Explainability of tree-based models

In contrast to regression models which enable direct insight into the model, AI/ML models require an additional element—a so called “explainer”—to explain the association between the input and predicted output. In this study we used an explainer based on Shapley values introduced in Lundberg et al.24 A Shapley value \(s_{i,j}\) for the sample i and predictor \(x_{j}\) can be interpreted as the contribution of the predictor \(x_{j}\) in predicting class 0 or 1 of the sample i, compared to the baseline prediction from a predictorless model computed as the proportion of samples belonging to a class of interest. As such, it can take positive and negative values. Positive can be interpreted as driving the prediction toward class 1 and negative toward class 0. We created the explainer for the selected model to analyse global predictor importance in predicting the class 1 (i.e., patients at high risk of readmission). Besides global importance, the explainer was used to explain predictions of unseen individual instances to provide insight into which predictors contributed the most in predicting the obtained output.

Modelling scenarios

To investigate model performance and relevance of different data in predicting RP30, RA30 and RP30E, we conducted exhaustive modelling with L1, XGB and RF classifiers for all combinations of data type, historical window, and cohorts. Specifically, we investigated models which used predictors from each of the following data groups:

  1. (i)

    administrative data from the inpatient and ED datasets, denoted in the results as the ‘Basic’ model;

  2. (ii)

    administrative data and medications, denoted in the results as the ‘Meds’ model;

  3. (iii)

    administrative data and pathology, denoted in the results as the ‘Patho’ model;

  4. (iv)

    administrative data, medications, and pathology, denoted in the results as the ‘All-inclusive’ model;

  5. (v)

    administrative data, medications, pathology, ICD top 20 diagnosis, DRG and Charlson Index, denoted in the results as the ‘All-inclusive DRG’; and

  6. (vi)

    a simple regression model comprising predictors suggested by senior health care administrators, denoted as the ‘Expert’ model (comprised of the following predictors: previous inpatient visit counts, previous emergency visit counts (stays and presentations), age, SEIFA Index of IRSAD31 and indicator for stay longer than a day).
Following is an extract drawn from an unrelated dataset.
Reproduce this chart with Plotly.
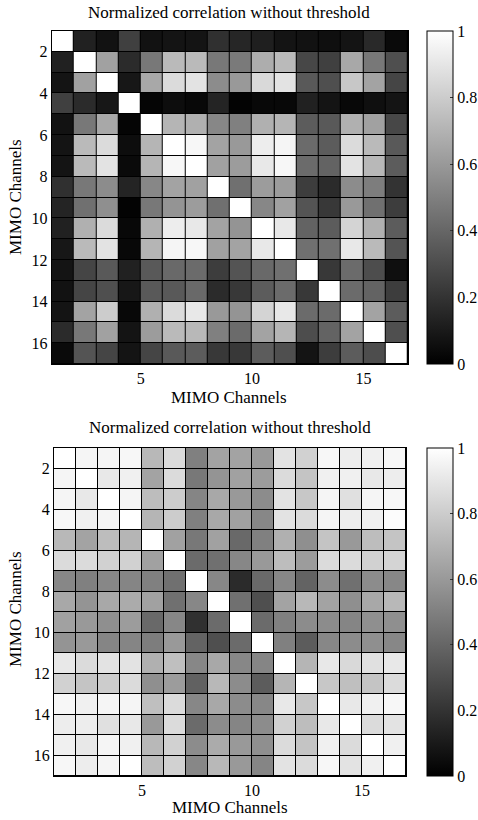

To account for differences in services offered and patient casemix, separate models were developed for each of the three hospital peer-groups. Two different historical window lengths of 120 and 180 days were investigated for all cohorts, which resulted in 360 possible combinations. Including the number of combinations possible based on specified hyperparameters grid, more than 2500 models were explored per outcome metric.

Retrospective evaluation

Following the TRIPOD recommendations for validating predictive models23, models were validated using temporal validation approach such that stays beginning in the last year of the study period (i.e. stays beginning 1/1/2019 or later) were used as a test data, while the reminder of the data was used for model training. This approach was used for all cohorts and all outcome metrics. To evaluate the predictive performance of the models on test data we used AUC as the main model evaluation metric and calibration curves to choose the final models. PRC curves obtained for the final models are provided as complementary information to the ROC curves.

Statistical analysis

To measure variability of the estimates in the final models, means and 95% Confidence Intervals (CIs) reported are obtained from 1000 bootstrapped samples drawn with replacement from the test set. CIs are computed with two paired t-test.

Software

All models were trained in Python 3.6. We employed the sklearn package to implement RF and L1 and the XGBoost package to implement the XGB classifier. For hyperparameter tuning we used the GridSearchCV function from Scikit-learn’s model_selection package. Shapley values used for explanations of the model were calculated with the SHAP package (https://github.com/slundberg/shap). The analysis, training and tests were performed with custom code written in Python 3.6. For visualisation of some results, the R package ggplot2 was used. Statistical analysis of model performance was conducted with scipy.stats Python module.